**Task requirements**: Return precisely the span of lines from the top of the material below to the line containing "import * as d3 from 'd3';", both included. Pictures are excluded.

════════════════

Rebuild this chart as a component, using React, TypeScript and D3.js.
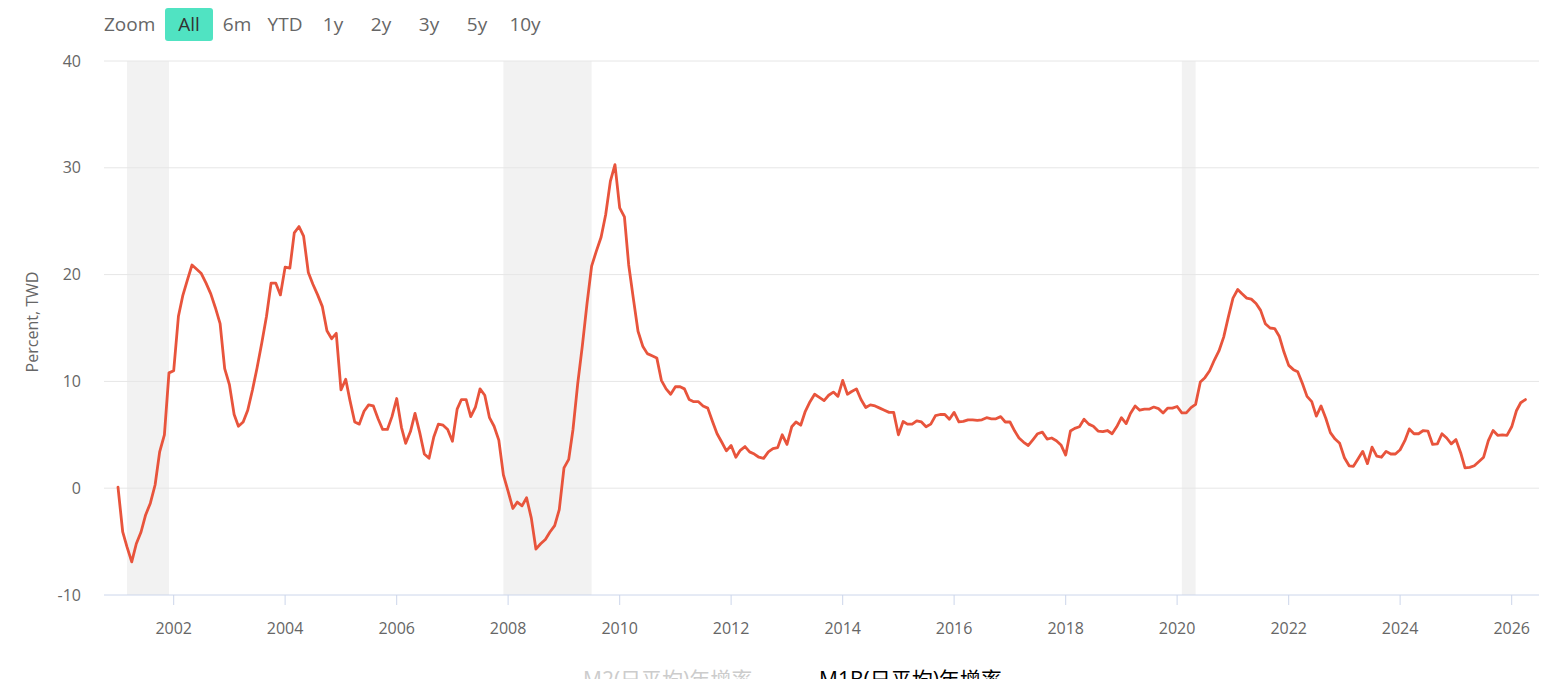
import * as d3 from 'd3';

// M1B (daily average) YoY growth, monthly from 2001-01
const startYear = 2001;
const m1bGrowth = [
  // 2001
  0.1, -4.1, -5.5, -6.9, -5.2, -4.1, -2.5, -1.4, 0.3, 3.4, 5.0, 10.8,
  // 2002
  11.0, 16.1, 18.0, 19.5, 20.9, 20.5, 20.1, 19.2, 18.2, 16.9, 15.4, 11.2,
  // 2003
  9.7, 6.9, 5.8, 6.2, 7.3, 9.2, 11.25, 13.6, 16.1, 19.2, 19.2, 18.1,
  // 2004
  20.7, 20.6, 23.9, 24.5, 23.6, 20.2, 19.1, 18.1, 17.0, 14.75, 14.0, 14.5,
  // 2005
  9.2, 10.2, 8.2, 6.2, 6.0, 7.2, 7.8, 7.7, 6.5, 5.5, 5.5, 6.7,
  // 2006
  8.4, 5.7, 4.2, 5.3, 7.0, 5.2, 3.2, 2.8, 4.8, 6.0, 5.9, 5.5,
  // 2007
  4.4, 7.4, 8.3, 8.3, 6.7, 7.6, 9.3, 8.7, 6.6, 5.8, 4.5, 1.25,
  // 2008
  -0.3, -1.9, -1.3, -1.65, -0.9, -2.8, -5.7, -5.2, -4.8, -4.1, -3.5, -2.0,
  // 2009
  1.9, 2.7, 5.5, 9.8, 13.3, 17.3, 20.8, 22.2, 23.5, 25.6, 28.75, 30.3,
  // 2010
  26.25, 25.4, 20.9, 17.7, 14.7, 13.3, 12.6, 12.4, 12.2, 10.1, 9.3, 8.8,
  // 2011
  9.5, 9.5, 9.3, 8.3, 8.1, 8.1, 7.7, 7.5, 6.25, 5.1, 4.3, 3.5,
  // 2012
  4.0, 2.9, 3.55, 3.9, 3.4, 3.2, 2.9, 2.8, 3.4, 3.7, 3.8, 5.0,
  // 2013
  4.1, 5.75, 6.2, 5.9, 7.2, 8.1, 8.8, 8.5, 8.2, 8.7, 9.0, 8.6,
  // 2014
  10.1, 8.8, 9.05, 9.3, 8.3, 7.55, 7.8, 7.7, 7.5, 7.3, 7.1, 7.1,
  // 2015
  5.0, 6.25, 6.0, 6.0, 6.3, 6.2, 5.75, 6.0, 6.8, 6.9, 6.9, 6.45,
  // 2016
  7.1, 6.2, 6.25, 6.4, 6.4, 6.35, 6.4, 6.6, 6.5, 6.5, 6.7, 6.2,
  // 2017
  6.2, 5.35, 4.7, 4.3, 4.0, 4.55, 5.1, 5.25, 4.6, 4.7, 4.45, 4.05,
  // 2018
  3.1, 5.35, 5.6, 5.75, 6.45, 6.0, 5.8, 5.35, 5.3, 5.4, 5.1, 5.75,
  // 2019
  6.6, 6.05, 7.0, 7.7, 7.3, 7.4, 7.4, 7.6, 7.45, 7.05, 7.5, 7.5,
  // 2020
  7.65, 7.05, 7.05, 7.55, 7.85, 9.95, 10.35, 11.0, 12.0, 12.85, 14.15, 16.0,
  // 2021
  17.8, 18.6, 18.2, 17.8, 17.7, 17.3, 16.65, 15.4, 15.0, 14.95, 14.2, 12.75,
  // 2022
  11.5, 11.1, 10.9, 9.8, 8.6, 8.1, 6.75, 7.7, 6.55, 5.2, 4.6, 4.2,
  // 2023
  2.85, 2.1, 2.05, 2.75, 3.45, 2.3, 3.85, 3.0, 2.9, 3.45, 3.2, 3.2,
  // 2024
  3.6, 4.45, 5.55, 5.1, 5.1, 5.4, 5.35, 4.1, 4.15, 5.1, 4.7, 4.15,
  // 2025
  4.55, 3.3, 1.9, 1.95, 2.1, 2.5, 2.9, 4.45, 5.4, 4.95, 5.0, 4.95,
  // 2026
  5.75, 7.25, 8.0, 8.3,
];

// shaded recession periods [start, end] as [year, month(0-based)]
const recessions: Array<[[number, number], [number, number]]> = [
  [[2001, 2], [2001, 11]],
  [[2007, 11], [2009, 6]],
  [[2020, 1], [2020, 4]],
];

const yTicks = [-10, 0, 10, 20, 30, 40];
const xTickYears = [2002, 2004, 2006, 2008, 2010, 2012, 2014, 2016, 2018, 2020, 2022, 2024, 2026];
const zoomButtons = ['All', '6m', 'YTD', '1y', '2y', '3y', '5y', '10y'];
const legendItems = [
  { name: 'M2(日平均)年增率', visible: false },
  { name: 'M1B(日平均)年增率', visible: true },
];

const W = 1561;
const H = 679;
const plot = { left: 104, right: 1539, top: 61, bottom: 595 };
const font = '"Open Sans", "Noto Sans", sans-serif';
const cjkFont = '"Open Sans", "Noto Sans CJK TC", sans-serif';

export default function App() {
  const series = m1bGrowth.map((v, i) => ({
    date: new Date(startYear + Math.floor(i / 12), i % 12, 1),
    value: v,
  }));

  const x = d3
    .scaleTime()
    .domain([new Date(2002, 0, 1), new Date(2026, 0, 1)])
    .range([173.7, 1511.7]);
  const y = d3.scaleLinear().domain([-10, 40]).range([plot.bottom, plot.top]);

  const line = d3
    .line<{ date: Date; value: number }>()
    .x((d) => x(d.date))
    .y((d) => y(d.value));

  return (
    <div style={{ position: 'absolute', left: 0, top: 0 }}>
      <svg width={W} height={H} style={{ display: 'block', background: '#fff' }}>
        {/* range selector */}
        <text x={104} y={31} fontFamily={font} fontSize={19} fill="#666">
          Zoom
        </text>
        {zoomButtons.map((b, i) => (
          <g key={b} transform={`translate(${165 + i * 48},8)`}>
            {i === 0 && <rect width={48} height={33} rx={3} fill="#50e3c2" />}
            <text
              x={24}
              y={23}
              textAnchor="middle"
              fontFamily={font}
              fontSize={19}
              fill={i === 0 ? '#333' : '#666'}
            >
              {b}
            </text>
          </g>
        ))}

        {/* recession bands */}
        {recessions.map(([s, e], i) => (
          <rect
            key={i}
            x={x(new Date(s[0], s[1], 1))}
            y={plot.top}
            width={x(new Date(e[0], e[1], 1)) - x(new Date(s[0], s[1], 1))}
            height={plot.bottom - plot.top}
            fill="#f2f2f2"
          />
        ))}

        {/* grid + y labels */}
        {yTicks.map((t) => (
          <g key={t}>
            {t !== -10 && (
              <line x1={plot.left} x2={plot.right} y1={y(t)} y2={y(t)} stroke="#e6e6e6" strokeWidth={1} />
            )}
            <text
              x={81}
              y={y(t) + 5.5}
              textAnchor="end"
              fontFamily={font}
              fontSize={16}
              fill="#666"
            >
              {t}
            </text>
          </g>
        ))}

        <text
          transform={`translate(38,${(plot.top + plot.bottom) / 2 - 6}) rotate(-90)`}
          textAnchor="middle"
          fontFamily={font}
          fontSize={16}
          fill="#666"
        >
          Percent, TWD
        </text>

        {/* x axis */}
        <line x1={plot.left} x2={plot.right} y1={plot.bottom} y2={plot.bottom} stroke="#ccd6eb" strokeWidth={1} />
        {xTickYears.map((yr) => {
          const px = x(new Date(yr, 0, 1));
          return (
            <g key={yr}>
              <line x1={px} x2={px} y1={plot.bottom} y2={plot.bottom + 10} stroke="#ccd6eb" />
              <text
                x={px}
                y={634}
                textAnchor="middle"
                fontFamily={font}
                fontSize={16}
                fill="#666"
              >
                {yr}
              </text>
            </g>
          );
        })}

        {/* series */}
        <path
          d={line(series) ?? ''}
          fill="none"
          stroke="#e8543c"
          strokeWidth={2.8}
          strokeLinejoin="round"
          strokeLinecap="round"
        />

        {/* legend (cut by the frame, as in the source) */}
        <text x={583} y={687} fontFamily={cjkFont} fontSize={21} fill="#ccc">
          {legendItems[0].name}
        </text>
        <text x={819} y={687} fontFamily={cjkFont} fontSize={21} fill="#000">
          {legendItems[1].name}
        </text>
      </svg>
    </div>
  );
}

════════════════

**Written solution**:
Rebuild this chart as a component, using React, TypeScript and D3.js.
import * as d3 from 'd3';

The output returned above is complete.